Craft Beer At Tørst – Greenpoint, Brooklyn

Craft Beer At Tørst – Greenpoint, Brooklyn

Tørst is one of the most talked-about bars in Brooklyn at the moment and it’s easy to see why – there’s nothing quite like it in New York.  It serves only artisan, often obscure and hard-to-find beers from around the world.

The low-key bar on Greenpoint’s Manhattan Avenue is the creation of ‘nomad brewer’ Jeppe Jarnit-Bjergsø (the guy behind Evil Twin Brewing) and former Noma and Momofuku chef Daniel Burns.

Tørst (‘thirst’ in Danish) is the kind of bar that you might go on a mission to (we certainly did) rather than stumble upon, with a barely visible marble-carved sign above the door – blink and you might miss it.  Inside, the reclaimed wood-panelled space is minimal – a little like a bunker – and very Scandinavian, with rows of tidy benches, tables and high stools around the bar.

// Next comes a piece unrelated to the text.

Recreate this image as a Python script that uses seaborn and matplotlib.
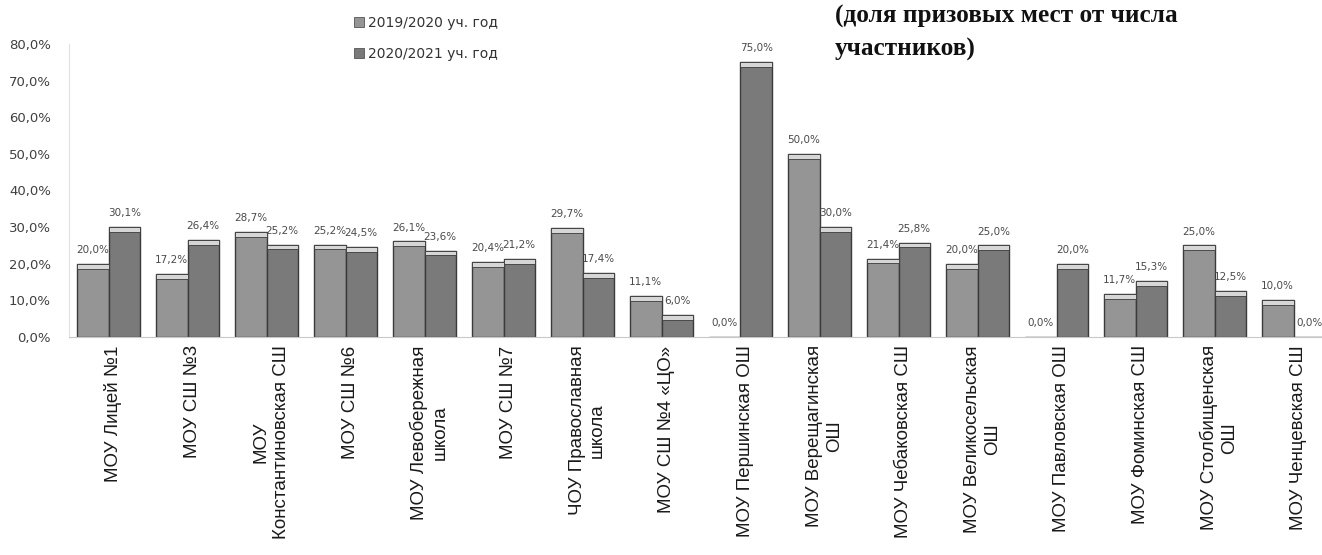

We visited on a grey, rainy Monday afternoon with just a few people propping up the bar.  I imagine in the evening, the atmosphere will be great, particularly with the cosy, sociable set up and the buzz surrounding the bar.  The Strokes frontman Julian Casablancas has already been spotted drinking there.

The marble bar is a thing of beauty – the taps feature no branding or logos due to the beers constantly changing.  Instead, the 21 taps are colour coded and categorised, from the lightest to the darkest.  A cool feature is the ‘flux capacitor’, which allows the bar staff to adjust the nitrogen and carbon dioxide levels, so that the beer is poured perfectly every time.

Tørst may be targeted to the serious beer drinker, but the friendly, clued-up bar staff are happy to recommend a beer or explain the menu to the uninitiated.  I went with the bartender’s current favourite, Perennial Saison de Lis – a light and crisp beer that is brewed with camomile for a herbal flavour.  The beer was refreshing, easy to drink and zesty.

Steven’s Evil Twin Low Life Pilsner ($4) was slightly stronger and more complex.  The beer had a cloudy, honey shade and a distinctive, slightly sour aftertaste.  Both beers were served in clear wine glasses with a turquoise geometric pattern.  This may seem unusual, but apparently oversized wine glasses are well suited to strong or high gravity beers.

Food at Tørst is currently limited to charcuterie and cheese plates with olives and pickles.  However, when the kitchen is fully complete in May, Tørst will also include a tasting menu restaurant called Luksus (translated as ‘luxury’) , seating just 26 guests.  Chef Daniel Burns will offer a five-course menu featuring Scandinavian dishes made with local produce and there are plans for events with guest chefs from Denmark.

Tørst is an innovative, exciting neighbourhood bar that lives up to the hype and is certainly one to watch, particularly when the restaurant is up and running.  I can see it making all of the ‘best bar’ lists, so visit now before the crowds start flocking.